İşte bu fıtrî isti’dâd ile dâima hakîki bir üstad arıyordum. Cenâb-ı Hakk’a hadsiz şükrolsun ki, uzakta aradığımı pek yakında elime verdi. Evet Üstadım olan Said Nursî’nin bütün hayatının gayesi, şevk-i ilimde ve ulûm-u İslâmiyeyi bilmek aşkında geçtiğini bütün hayatı şehâdet ediyor. Hem ben müşahedatımla, hem Üstadımın matbu tarihçe-i hayatıyla, hem eski talebelerinden aldığım ma’lûmatla kat’i bildim ki; bendeki fıtrî aşk-ı ilmî, Üstadımda hârika bir sûrette bulunuyor ki, bu zamanda bütün medrese âlimlerinin hilafına olarak pek hârika, tek başıyla medrese talebeliğini muhafaza edip her belâya tahammül etmiş. Hatta ehl-i siyaset, üstadımın bu acîb hallerini anlamadıkları için hiç alâkası olmayan bir nevi siyasete temas ettirmeğe çalışmışlar.
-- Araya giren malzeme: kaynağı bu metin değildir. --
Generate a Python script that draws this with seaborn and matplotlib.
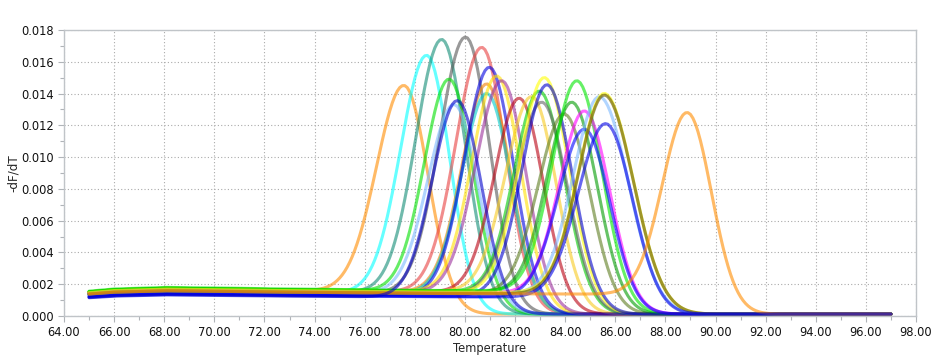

Hatta hapislere sokmuşlar. Fakat sonra Cenâb-ı Hak, o aşk-ı ilmîyi Kur’ân’ın hakâikına bir anahtar yapmış. Bütün ehl-i ilmi ve feylesofları hayrette bırakan Risâle-i Nur meydana çıkmış. Ben de o sırada bütün hayatımda aradığım ve kendi fıtratımda ve fakat pek yüksek bulunan bu Üstadı bir ihsân-ı İlâhî olarak Kastamonu’da yanımda buldum. Âhir ömrüme kadar da, buna teşekkür ediyorum.